(Code that draws figures)
□ □ □ □ □ □ □

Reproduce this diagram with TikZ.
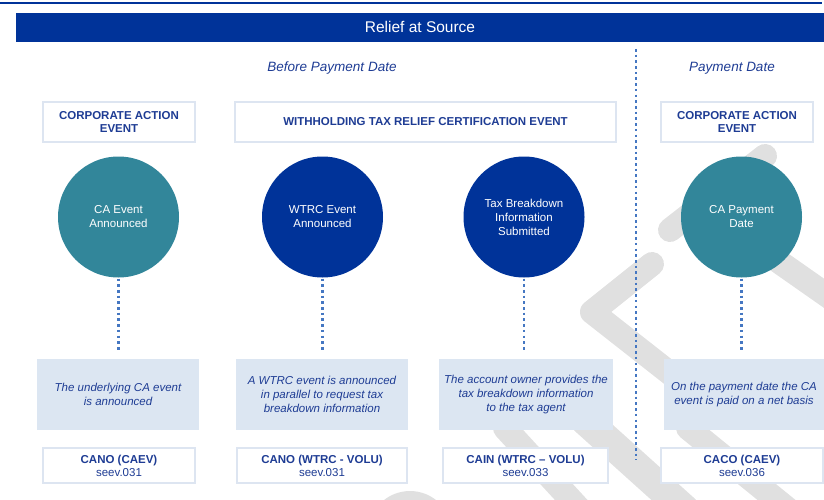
\documentclass[tikz,border=0pt]{standalone}
\usepackage{fontspec}
\setmainfont{Liberation Sans}
\definecolor{navy}{HTML}{003399}
\definecolor{cateal}{HTML}{32869A}
\definecolor{txtblue}{HTML}{1E3C94}
\definecolor{dotblue}{HTML}{4577C2}
\definecolor{descfill}{HTML}{DCE6F2}
\definecolor{boxline}{HTML}{DDE5F1}
\definecolor{wm}{HTML}{E0E0E0}
\begin{document}
\begin{tikzpicture}[x=1pt,y=-1pt,
  every node/.style={inner sep=0pt,outer sep=0pt},
  titlebox/.style={draw=boxline,line width=1.5pt,fill=white,minimum height=40pt,align=center,
    font=\fontsize{11.5}{13.5}\selectfont\bfseries,text=txtblue},
  evcircle/.style={circle,minimum size=121pt,align=center,text=white,
    font=\fontsize{11.5}{14}\selectfont},
  descbox/.style={fill=descfill,minimum height=71pt,align=center,
    font=\fontsize{11.5}{14}\selectfont\itshape,text=txtblue},
  msgbox/.style={draw=boxline,line width=1.5pt,fill=white,minimum height=35pt,align=center,
    font=\fontsize{11.5}{13}\selectfont,text=txtblue},
  dotline/.style={draw=dotblue,line width=2.6pt,dash pattern=on 2.6pt off 3.1pt},
  wmark/.style={draw=wm,line width=24pt,line cap=round,line join=round},
  phase/.style={font=\fontsize{13.5}{16}\selectfont\itshape,text=txtblue}
]
\useasboundingbox (0,0) rectangle (824,500);
% watermark
\draw[wmark] (765,156) -- (670,230);
\draw[wmark] (748,240) -- (845,308);
\draw[wmark] (652,264) -- (592,312) -- (685,385);
\draw[wmark] (505,428) -- (585,515);
\draw[wmark,line width=30pt] (585,420) -- (685,510);
\draw[wmark] (688,428) -- (795,515);
\fill[wm] (410,533) circle (42);
% top rule and header
\coordinate (tl) at (0,3);
\coordinate (tr) at (822,3);
\draw[navy,line width=1.5pt] (tl) -- (tr);
\node[fill=navy,minimum width=808pt,minimum height=29pt,text=white,
  font=\fontsize{15.5}{18}\selectfont] (hdr) at (420,27.5) {\raisebox{1.5pt}{Relief at Source}};
% phases
\node[phase] (bpd) at (332,68) {Before Payment Date};
\node[phase] (pd) at (732,68) {Payment Date};
\coordinate (vtop) at (636,49);
\coordinate (vbot) at (636,460);
\draw[dotline] (vtop) -- (vbot);
% title boxes
\node[titlebox,minimum width=152pt] (t1) at (119,122) {CORPORATE ACTION\\EVENT};
\node[titlebox,minimum width=381pt] (t2) at (425.5,122) {WITHHOLDING TAX RELIEF CERTIFICATION EVENT};
\node[titlebox,minimum width=152pt] (t3) at (737,122) {CORPORATE ACTION\\EVENT};
% circles
\node[evcircle,fill=cateal] (c1) at (118.5,217) {CA Event\\Announced};
\node[evcircle,fill=navy] (c2) at (322.5,217) {WTRC Event\\Announced};
\node[evcircle,fill=navy] (c3) at (524,217) {Tax Breakdown\\Information\\Submitted};
\node[evcircle,fill=cateal] (c4) at (741.5,217) {CA Payment\\Date};
% description boxes
\node[descbox,minimum width=162pt] (d1) at (118,394.5) {The underlying CA event\\is announced};
\node[descbox,minimum width=172pt] (d2) at (322,394.5) {A WTRC event is announced\\in parallel to request tax\\breakdown information};
\node[descbox,minimum width=174pt] (d3) at (526,394.5) {The account owner provides the\\tax breakdown information\\to the tax agent};
\node[descbox,minimum width=160pt] (d4) at (744,394.5) {On the payment date the CA\\event is paid on a net basis};
% connectors
\draw[dotline,shorten <=1pt,shorten >=8pt] (c1.south) -- (c1.south |- d1.north);
\draw[dotline,shorten <=1pt,shorten >=8pt] (c2.south) -- (c2.south |- d2.north);
\draw[dotline,shorten <=1pt,shorten >=8pt] (c3.south) -- (c3.south |- d3.north);
\draw[dotline,shorten <=1pt,shorten >=8pt] (c4.south) -- (c4.south |- d4.north);
% message boxes
\node[msgbox,minimum width=152pt] (m1) at (119,465.5) {\textbf{CANO (CAEV)}\\seev.031};
\node[msgbox,minimum width=170pt] (m2) at (322,465.5) {\textbf{CANO (WTRC - VOLU)}\\seev.031};
\node[msgbox,minimum width=165pt] (m3) at (525.5,465.5) {\textbf{CAIN (WTRC – VOLU)}\\seev.033};
\node[msgbox,minimum width=162pt] (m4) at (742,465.5) {\textbf{CACO (CAEV)}\\seev.036};
\end{tikzpicture}
\end{document}
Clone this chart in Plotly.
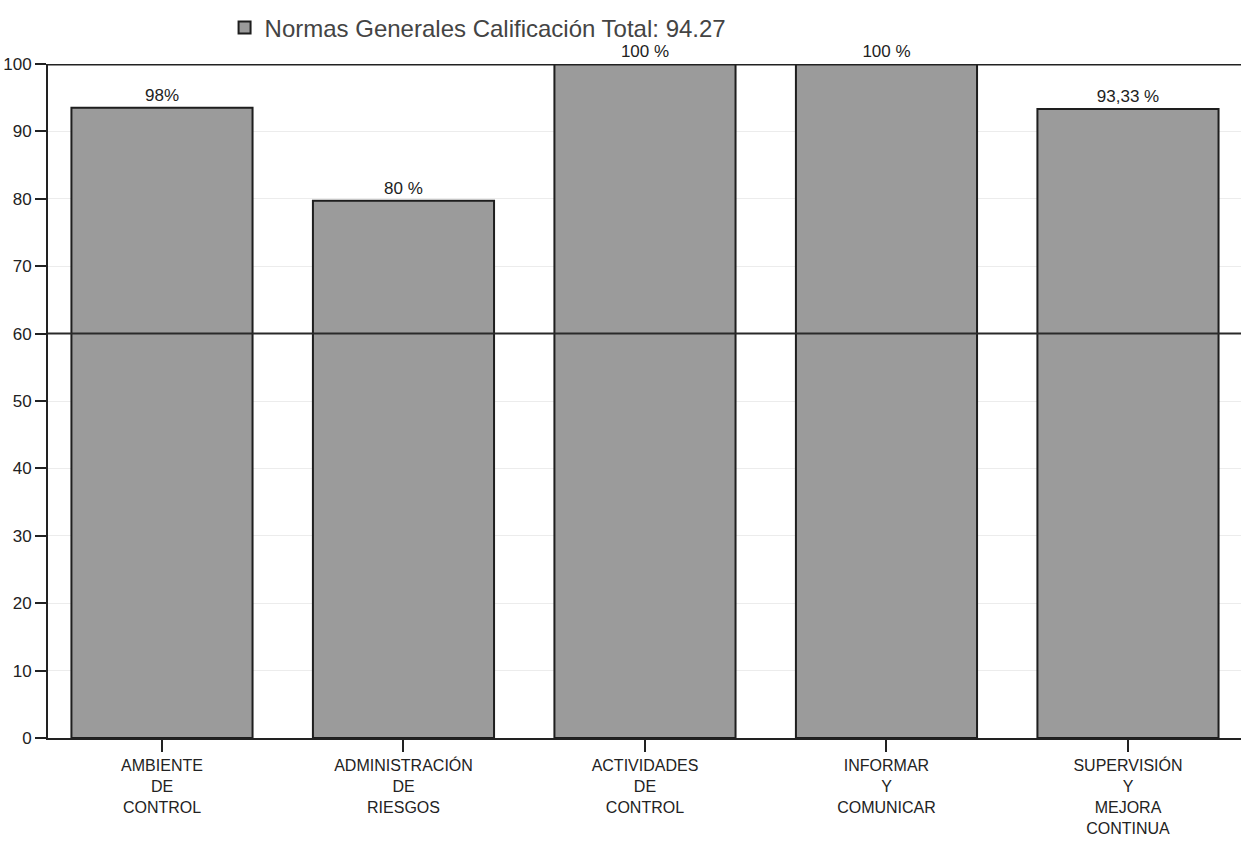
import plotly.graph_objects as go

categories = [
    "AMBIENTE<br>DE<br>CONTROL",
    "ADMINISTRACIÓN<br>DE<br>RIESGOS",
    "ACTIVIDADES<br>DE<br>CONTROL",
    "INFORMAR<br>Y<br>COMUNICAR",
    "SUPERVISIÓN<br>Y<br>MEJORA<br>CONTINUA",
]
values = [93.5, 79.7, 100, 100, 93.33]
value_labels = ["98%", "80 %", "100 %", "100 %", "93,33 %"]
y_ticks = [0, 10, 20, 30, 40, 50, 60, 70, 80, 90, 100]
threshold = 60
series_name = "Normas Generales Calificación Total: 94.27"

fig = go.Figure()
fig.add_trace(go.Bar(
    x=categories,
    y=values,
    name=series_name,
    text=value_labels,
    textposition="outside",
    textfont=dict(family="Liberation Sans, Arial", size=17, color="#222"),
    cliponaxis=False,
    marker=dict(color="#9b9b9b", line=dict(color="#1e1e1e", width=2)),
    width=0.75,
    showlegend=True,
))

fig.add_shape(type="line", xref="paper", x0=0, x1=1, yref="y", y0=threshold, y1=threshold,
              line=dict(color="#2a2a2a", width=2))

fig.update_layout(
    width=1241, height=867,
    margin=dict(l=48, r=0, t=64, b=129, autoexpand=False),
    paper_bgcolor="white",
    plot_bgcolor="white",
    font=dict(family="Liberation Sans, Arial", color="#222"),
    showlegend=True,
    legend=dict(x=0.148, y=1.02, xanchor="left", yanchor="bottom", xref="paper", yref="paper",
                orientation="h", font=dict(size=24, color="#444"), bgcolor="rgba(0,0,0,0)"),
    bargap=0.25,
)
fig.update_yaxes(
    range=[0, 100], tickvals=y_ticks, ticktext=[str(v) for v in y_ticks],
    ticks="outside", ticklen=11, tickwidth=1.5, tickcolor="#222",
    showline=True, linecolor="#222", linewidth=2, mirror=False,
    showgrid=True, gridcolor="#ececec", gridwidth=1, automargin=False,
    tickfont=dict(size=17, color="#222"), zeroline=False,
)
fig.update_xaxes(
    range=[-0.472, 4.468], automargin=False,
    ticks="outside", ticklen=12, tickwidth=1.5, tickcolor="#222",
    showline=True, linecolor="#222", linewidth=2,
    tickfont=dict(size=16, color="#222"), tickangle=0,
)
fig.add_shape(type="line", xref="paper", x0=0, x1=1, yref="y", y0=100, y1=100,
              line=dict(color="#222", width=3))

fig.write_html("out.html", config={"displayModeBar": False},
               post_script="document.body.style.margin='0';")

□ □ □ □ □ □ □

=== CHALLENGE ===
Transcribe the records word for word and include no pictures.

=== RESPONSE TO THE EXERCISE ===
Reproduce this diagram with TikZ.
\documentclass[tikz,border=0pt]{standalone}
\usepackage{fontspec}
\setmainfont{Liberation Sans}
\definecolor{navy}{HTML}{003399}
\definecolor{cateal}{HTML}{32869A}
\definecolor{txtblue}{HTML}{1E3C94}
\definecolor{dotblue}{HTML}{4577C2}
\definecolor{descfill}{HTML}{DCE6F2}
\definecolor{boxline}{HTML}{DDE5F1}
\definecolor{wm}{HTML}{E0E0E0}
\begin{document}
\begin{tikzpicture}[x=1pt,y=-1pt,
  every node/.style={inner sep=0pt,outer sep=0pt},
  titlebox/.style={draw=boxline,line width=1.5pt,fill=white,minimum height=40pt,align=center,
    font=\fontsize{11.5}{13.5}\selectfont\bfseries,text=txtblue},
  evcircle/.style={circle,minimum size=121pt,align=center,text=white,
    font=\fontsize{11.5}{14}\selectfont},
  descbox/.style={fill=descfill,minimum height=71pt,align=center,
    font=\fontsize{11.5}{14}\selectfont\itshape,text=txtblue},
  msgbox/.style={draw=boxline,line width=1.5pt,fill=white,minimum height=35pt,align=center,
    font=\fontsize{11.5}{13}\selectfont,text=txtblue},
  dotline/.style={draw=dotblue,line width=2.6pt,dash pattern=on 2.6pt off 3.1pt},
  wmark/.style={draw=wm,line width=24pt,line cap=round,line join=round},
  phase/.style={font=\fontsize{13.5}{16}\selectfont\itshape,text=txtblue}
]
\useasboundingbox (0,0) rectangle (824,500);
% watermark
\draw[wmark] (765,156) -- (670,230);
\draw[wmark] (748,240) -- (845,308);
\draw[wmark] (652,264) -- (592,312) -- (685,385);
\draw[wmark] (505,428) -- (585,515);
\draw[wmark,line width=30pt] (585,420) -- (685,510);
\draw[wmark] (688,428) -- (795,515);
\fill[wm] (410,533) circle (42);
% top rule and header
\coordinate (tl) at (0,3);
\coordinate (tr) at (822,3);
\draw[navy,line width=1.5pt] (tl) -- (tr);
\node[fill=navy,minimum width=808pt,minimum height=29pt,text=white,
  font=\fontsize{15.5}{18}\selectfont] (hdr) at (420,27.5) {\raisebox{1.5pt}{Relief at Source}};
% phases
\node[phase] (bpd) at (332,68) {Before Payment Date};
\node[phase] (pd) at (732,68) {Payment Date};
\coordinate (vtop) at (636,49);
\coordinate (vbot) at (636,460);
\draw[dotline] (vtop) -- (vbot);
% title boxes
\node[titlebox,minimum width=152pt] (t1) at (119,122) {CORPORATE ACTION\\EVENT};
\node[titlebox,minimum width=381pt] (t2) at (425.5,122) {WITHHOLDING TAX RELIEF CERTIFICATION EVENT};
\node[titlebox,minimum width=152pt] (t3) at (737,122) {CORPORATE ACTION\\EVENT};
% circles
\node[evcircle,fill=cateal] (c1) at (118.5,217) {CA Event\\Announced};
\node[evcircle,fill=navy] (c2) at (322.5,217) {WTRC Event\\Announced};
\node[evcircle,fill=navy] (c3) at (524,217) {Tax Breakdown\\Information\\Submitted};
\node[evcircle,fill=cateal] (c4) at (741.5,217) {CA Payment\\Date};
% description boxes
\node[descbox,minimum width=162pt] (d1) at (118,394.5) {The underlying CA event\\is announced};
\node[descbox,minimum width=172pt] (d2) at (322,394.5) {A WTRC event is announced\\in parallel to request tax\\breakdown information};
\node[descbox,minimum width=174pt] (d3) at (526,394.5) {The account owner provides the\\tax breakdown information\\to the tax agent};
\node[descbox,minimum width=160pt] (d4) at (744,394.5) {On the payment date the CA\\event is paid on a net basis};
% connectors
\draw[dotline,shorten <=1pt,shorten >=8pt] (c1.south) -- (c1.south |- d1.north);
\draw[dotline,shorten <=1pt,shorten >=8pt] (c2.south) -- (c2.south |- d2.north);
\draw[dotline,shorten <=1pt,shorten >=8pt] (c3.south) -- (c3.south |- d3.north);
\draw[dotline,shorten <=1pt,shorten >=8pt] (c4.south) -- (c4.south |- d4.north);
% message boxes
\node[msgbox,minimum width=152pt] (m1) at (119,465.5) {\textbf{CANO (CAEV)}\\seev.031};
\node[msgbox,minimum width=170pt] (m2) at (322,465.5) {\textbf{CANO (WTRC - VOLU)}\\seev.031};
\node[msgbox,minimum width=165pt] (m3) at (525.5,465.5) {\textbf{CAIN (WTRC – VOLU)}\\seev.033};
\node[msgbox,minimum width=162pt] (m4) at (742,465.5) {\textbf{CACO (CAEV)}\\seev.036};
\end{tikzpicture}
\end{document}
Clone this chart in Plotly.
import plotly.graph_objects as go

categories = [
    "AMBIENTE<br>DE<br>CONTROL",
    "ADMINISTRACIÓN<br>DE<br>RIESGOS",
    "ACTIVIDADES<br>DE<br>CONTROL",
    "INFORMAR<br>Y<br>COMUNICAR",
    "SUPERVISIÓN<br>Y<br>MEJORA<br>CONTINUA",
]
values = [93.5, 79.7, 100, 100, 93.33]
value_labels = ["98%", "80 %", "100 %", "100 %", "93,33 %"]
y_ticks = [0, 10, 20, 30, 40, 50, 60, 70, 80, 90, 100]
threshold = 60
series_name = "Normas Generales Calificación Total: 94.27"

fig = go.Figure()
fig.add_trace(go.Bar(
    x=categories,
    y=values,
    name=series_name,
    text=value_labels,
    textposition="outside",
    textfont=dict(family="Liberation Sans, Arial", size=17, color="#222"),
    cliponaxis=False,
    marker=dict(color="#9b9b9b", line=dict(color="#1e1e1e", width=2)),
    width=0.75,
    showlegend=True,
))

fig.add_shape(type="line", xref="paper", x0=0, x1=1, yref="y", y0=threshold, y1=threshold,
              line=dict(color="#2a2a2a", width=2))

fig.update_layout(
    width=1241, height=867,
    margin=dict(l=48, r=0, t=64, b=129, autoexpand=False),
    paper_bgcolor="white",
    plot_bgcolor="white",
    font=dict(family="Liberation Sans, Arial", color="#222"),
    showlegend=True,
    legend=dict(x=0.148, y=1.02, xanchor="left", yanchor="bottom", xref="paper", yref="paper",
                orientation="h", font=dict(size=24, color="#444"), bgcolor="rgba(0,0,0,0)"),
    bargap=0.25,
)
fig.update_yaxes(
    range=[0, 100], tickvals=y_ticks, ticktext=[str(v) for v in y_ticks],
    ticks="outside", ticklen=11, tickwidth=1.5, tickcolor="#222",
    showline=True, linecolor="#222", linewidth=2, mirror=False,
    showgrid=True, gridcolor="#ececec", gridwidth=1, automargin=False,
    tickfont=dict(size=17, color="#222"), zeroline=False,
)
fig.update_xaxes(
    range=[-0.472, 4.468], automargin=False,
    ticks="outside", ticklen=12, tickwidth=1.5, tickcolor="#222",
    showline=True, linecolor="#222", linewidth=2,
    tickfont=dict(size=16, color="#222"), tickangle=0,
)
fig.add_shape(type="line", xref="paper", x0=0, x1=1, yref="y", y0=100, y1=100,
              line=dict(color="#222", width=3))

fig.write_html("out.html", config={"displayModeBar": False},
               post_script="document.body.style.margin='0';")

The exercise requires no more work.